Return precisely the span of lines from the top of the material below to the line containing "plt.rcParams['font.family'] = ['Liberation", both included. Pictures are excluded.
-- BEGIN DATA EXCERPT --
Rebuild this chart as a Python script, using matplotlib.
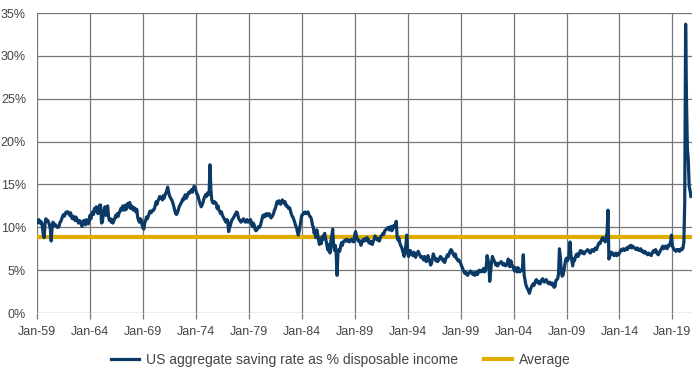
import numpy as np
import pandas as pd
import matplotlib
matplotlib.use("Agg")
import matplotlib.pyplot as plt
import matplotlib.dates as mdates

plt.rcParams['font.family'] = ['Liberation Sans', 'DejaVu Sans']

# monthly US saving rate (% of disposable income), Jan-1959 .. Oct-2020
saving_by_year = {
    1959: [10.6, 10.8, 10.9, 10.5, 10.7, 10.6, 10.1, 9.2, 8.8, 10.4, 11.0, 10.8],
    1960: [10.8, 10.6, 10.3, 9.8, 8.4, 10.0, 10.6, 10.4, 10.2, 10.3, 10.1, 10.0],
    1961: [10.0, 10.2, 10.6, 10.7, 11.0, 11.3, 11.5, 11.3, 11.6, 11.8, 11.7, 11.8],
    1962: [11.6, 11.4, 11.7, 11.2, 11.0, 11.3, 11.1, 10.8, 11.2, 11.0, 10.7, 10.5],
    1963: [10.8, 10.7, 10.4, 10.1, 10.6, 10.8, 10.5, 10.3, 10.9, 10.6, 10.4, 10.8],
    1964: [11.4, 11.0, 11.6, 11.8, 11.5, 12.2, 11.9, 12.4, 12.0, 11.6, 12.3, 12.6],
    1965: [12.6, 10.5, 10.6, 11.5, 12.0, 12.4, 11.4, 12.3, 12.5, 11.2, 10.8, 11.0],
    1966: [10.6, 10.9, 10.5, 10.8, 11.0, 11.4, 11.2, 11.6, 11.3, 11.7, 11.9, 12.2],
    1967: [12.0, 12.5, 12.2, 12.0, 12.6, 12.1, 12.3, 12.8, 12.4, 12.9, 12.2, 12.5],
    1968: [12.4, 12.0, 12.3, 12.2, 11.8, 12.1, 11.2, 10.8, 10.6, 11.0, 10.9, 10.3],
    1969: [9.9, 9.8, 10.5, 10.8, 11.2, 11.0, 11.3, 11.6, 11.9, 11.7, 11.8, 12.0],
    1970: [12.0, 12.2, 12.6, 13.0, 12.7, 13.1, 13.3, 13.6, 13.4, 13.5, 13.2, 13.7],
    1971: [13.4, 13.8, 14.0, 14.3, 14.7, 14.2, 13.7, 13.5, 13.3, 13.1, 12.8, 12.4],
    1972: [12.0, 11.6, 11.5, 11.7, 12.0, 12.4, 12.6, 12.8, 13.0, 13.3, 13.2, 13.6],
    1973: [13.8, 13.4, 13.6, 13.9, 14.1, 14.0, 14.2, 14.4, 14.1, 14.5, 14.8, 14.6],
    1974: [14.3, 13.9, 13.8, 13.4, 13.0, 12.7, 12.4, 12.6, 12.9, 13.3, 13.6, 13.8],
    1975: [13.6, 14.0, 13.8, 13.9, 17.3, 14.4, 13.2, 12.9, 12.8, 13.0, 12.9, 12.8],
    1976: [12.2, 12.5, 12.0, 11.9, 11.6, 11.8, 11.4, 11.2, 11.0, 10.8, 10.6, 10.9],
    1977: [10.8, 9.5, 9.9, 10.2, 10.6, 10.9, 11.0, 11.2, 11.4, 11.6, 11.8, 11.7],
    1978: [11.2, 10.9, 10.8, 10.6, 10.7, 10.9, 11.0, 10.8, 10.6, 10.7, 10.9, 10.6],
    1979: [10.8, 10.7, 10.9, 10.4, 10.1, 10.5, 10.3, 9.8, 9.6, 9.7, 9.9, 10.1],
    1980: [10.0, 10.2, 10.6, 11.0, 11.4, 11.2, 11.5, 11.3, 11.6, 11.4, 11.5, 11.6],
    1981: [11.3, 11.1, 11.2, 11.4, 11.6, 12.0, 12.2, 12.6, 13.0, 12.8, 13.1, 12.9],
    1982: [12.7, 13.0, 13.2, 12.9, 12.8, 13.0, 12.5, 12.6, 12.4, 12.2, 12.3, 12.0],
    1983: [11.6, 11.3, 11.2, 10.9, 10.6, 10.2, 10.0, 9.5, 9.1, 9.5, 10.2, 10.8],
    1984: [11.4, 11.5, 11.7, 11.6, 11.8, 11.6, 11.7, 11.8, 11.5, 11.3, 11.2, 10.9],
    1985: [10.3, 10.0, 9.3, 9.6, 8.8, 9.7, 9.2, 8.5, 8.0, 8.7, 8.1, 8.9],
    1986: [8.6, 9.1, 9.3, 8.7, 8.2, 7.6, 7.3, 8.0, 7.0, 8.4, 9.0, 9.8],
    1987: [7.8, 7.3, 7.9, 6.9, 4.4, 7.0, 7.4, 7.2, 7.8, 8.2, 7.9, 8.3],
    1988: [8.4, 8.5, 8.4, 8.6, 8.4, 8.5, 8.3, 8.5, 8.6, 8.4, 8.5, 8.3],
    1989: [9.2, 9.5, 9.0, 8.6, 8.4, 8.5, 8.3, 7.9, 8.2, 8.5, 8.6, 8.4],
    1990: [8.7, 8.5, 8.8, 8.6, 8.2, 8.4, 8.1, 8.3, 8.0, 8.4, 8.6, 9.0],
    1991: [8.8, 8.6, 8.5, 8.7, 8.4, 8.8, 9.0, 9.1, 9.3, 9.2, 9.6, 9.7],
    1992: [9.8, 9.9, 10.0, 9.7, 9.9, 10.1, 9.6, 9.8, 10.2, 10.0, 10.3, 10.7],
    1993: [8.9, 8.5, 8.8, 8.2, 7.9, 7.7, 7.4, 7.0, 6.6, 7.2, 8.0, 9.1],
    1994: [7.0, 6.6, 6.9, 7.3, 7.0, 6.8, 6.7, 7.1, 6.9, 6.5, 6.8, 7.0],
    1995: [7.2, 6.9, 6.7, 6.5, 6.6, 6.4, 6.2, 6.6, 6.3, 6.0, 6.4, 6.7],
    1996: [6.3, 6.0, 5.6, 5.8, 6.3, 6.9, 6.6, 6.4, 6.1, 6.3, 6.0, 6.2],
    1997: [6.4, 6.6, 6.5, 6.2, 6.3, 6.0, 5.9, 6.3, 6.5, 6.8, 6.6, 6.9],
    1998: [7.2, 7.4, 7.3, 7.0, 6.8, 6.6, 6.9, 6.4, 6.3, 6.1, 6.2, 6.0],
    1999: [5.8, 5.5, 5.3, 5.0, 4.8, 4.6, 4.8, 4.5, 4.4, 4.6, 4.7, 4.9],
    2000: [4.8, 4.6, 4.5, 4.7, 4.4, 4.6, 4.8, 4.5, 4.7, 5.0, 4.9, 4.8],
    2001: [5.0, 4.9, 5.2, 4.8, 4.9, 5.4, 6.7, 6.2, 5.6, 3.7, 4.8, 5.9],
    2002: [6.6, 6.3, 6.1, 5.9, 5.6, 5.8, 5.5, 5.7, 5.8, 5.9, 6.0, 5.8],
    2003: [5.6, 5.8, 5.6, 5.5, 5.7, 5.8, 6.3, 5.5, 5.4, 6.1, 5.6, 5.5],
    2004: [5.2, 4.9, 5.3, 5.0, 4.8, 5.3, 5.1, 4.8, 4.9, 5.0, 5.2, 6.8],
    2005: [4.4, 3.8, 3.3, 3.0, 2.8, 2.6, 2.3, 2.7, 3.0, 3.2, 3.4, 3.2],
    2006: [3.5, 3.8, 3.9, 3.6, 3.5, 3.7, 3.4, 3.6, 3.9, 4.0, 3.8, 3.6],
    2007: [3.8, 3.9, 3.7, 3.5, 3.4, 3.6, 3.5, 3.3, 3.5, 3.2, 3.0, 3.1],
    2008: [3.8, 3.9, 4.0, 4.6, 7.5, 6.6, 5.1, 4.3, 4.4, 4.9, 5.6, 6.2],
    2009: [6.4, 6.1, 6.3, 6.8, 8.3, 6.8, 6.2, 5.5, 6.3, 6.1, 6.5, 6.8],
    2010: [6.9, 6.6, 6.8, 7.1, 7.3, 7.0, 7.2, 7.0, 6.9, 7.1, 7.2, 7.3],
    2011: [7.4, 7.3, 7.1, 7.0, 7.2, 7.4, 7.3, 7.2, 7.5, 7.6, 7.4, 7.7],
    2012: [8.0, 8.2, 8.1, 8.4, 8.6, 8.8, 8.5, 8.6, 8.3, 8.8, 9.5, 12.0],
    2013: [6.3, 6.6, 6.9, 7.1, 7.0, 6.8, 6.7, 6.9, 7.0, 6.7, 6.9, 6.8],
    2014: [7.0, 7.2, 7.4, 7.3, 7.5, 7.4, 7.3, 7.5, 7.6, 7.4, 7.6, 7.8],
    2015: [7.7, 7.9, 7.6, 7.8, 7.7, 7.6, 7.5, 7.4, 7.6, 7.5, 7.3, 7.4],
    2016: [7.5, 7.2, 7.3, 7.1, 7.0, 7.2, 7.0, 6.9, 6.8, 7.0, 6.9, 6.8],
    2017: [6.7, 7.0, 7.2, 7.3, 7.1, 7.4, 7.2, 6.9, 6.8, 7.0, 7.2, 7.4],
    2018: [7.6, 7.8, 7.5, 7.6, 7.8, 7.7, 7.5, 7.9, 7.8, 8.0, 8.3, 9.1],
    2019: [7.8, 7.6, 7.4, 7.3, 7.2, 7.4, 7.3, 7.4, 7.2, 7.3, 7.5, 7.4],
    2020: [7.6, 8.3, 12.9, 33.7, 24.9, 19.2, 17.9, 14.8, 14.3, 13.6],
}
average_rate = 8.9

saving = [v for yr in sorted(saving_by_year) for v in saving_by_year[yr]]
dates = pd.date_range('1959-01-01', periods=len(saving), freq='MS')

navy = '#0B3A66'
gold = '#E0AC00'
grid_grey = '#777777'

fig = plt.figure(figsize=(7, 3.74), dpi=100)
ax = fig.add_axes([0.053, 0.163, 0.9357, 0.802])

ax.plot(dates, saving, color=navy, lw=2.3, zorder=3,
        label='US aggregate saving rate as % disposable income')
ax.axhline(average_rate, color=gold, lw=3, zorder=2, label='Average')

ax.set_ylim(0, 35)
ax.set_yticks(np.arange(0, 36, 5))
ax.set_yticklabels([f'{t}%' for t in range(0, 36, 5)])

ax.set_xlim(pd.Timestamp('1959-01-01'), pd.Timestamp('2020-11-10'))
ax.set_xticks(pd.date_range('1959-01-01', '2019-01-01', freq='5YS'))
ax.xaxis.set_major_formatter(mdates.DateFormatter('%b-%y'))

ax.grid(True, color=grid_grey, lw=0.9)
ax.set_axisbelow(True)
for s in ax.spines.values():
    s.set_visible(False)

ax.tick_params(axis='y', length=0, pad=8, labelsize=9, labelcolor='#444444')
ax.tick_params(axis='x', length=4, color=grid_grey, width=0.9, pad=5,
               labelsize=9, labelcolor='#444444')

ax.legend(loc='upper center', bbox_to_anchor=(0.464, -0.09), ncol=2, frameon=False,
          fontsize=10, handlelength=2.0, handletextpad=0.5, columnspacing=1.9,
          labelcolor='#444444')

fig.savefig('out.png', dpi=100)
-- END DATA EXCERPT --
• COMPLETE OUTPUT
Rebuild this chart as a Python script, using matplotlib.
import numpy as np
import pandas as pd
import matplotlib
matplotlib.use("Agg")
import matplotlib.pyplot as plt
import matplotlib.dates as mdates

plt.rcParams['font.family'] = ['Liberation Sans', 'DejaVu Sans']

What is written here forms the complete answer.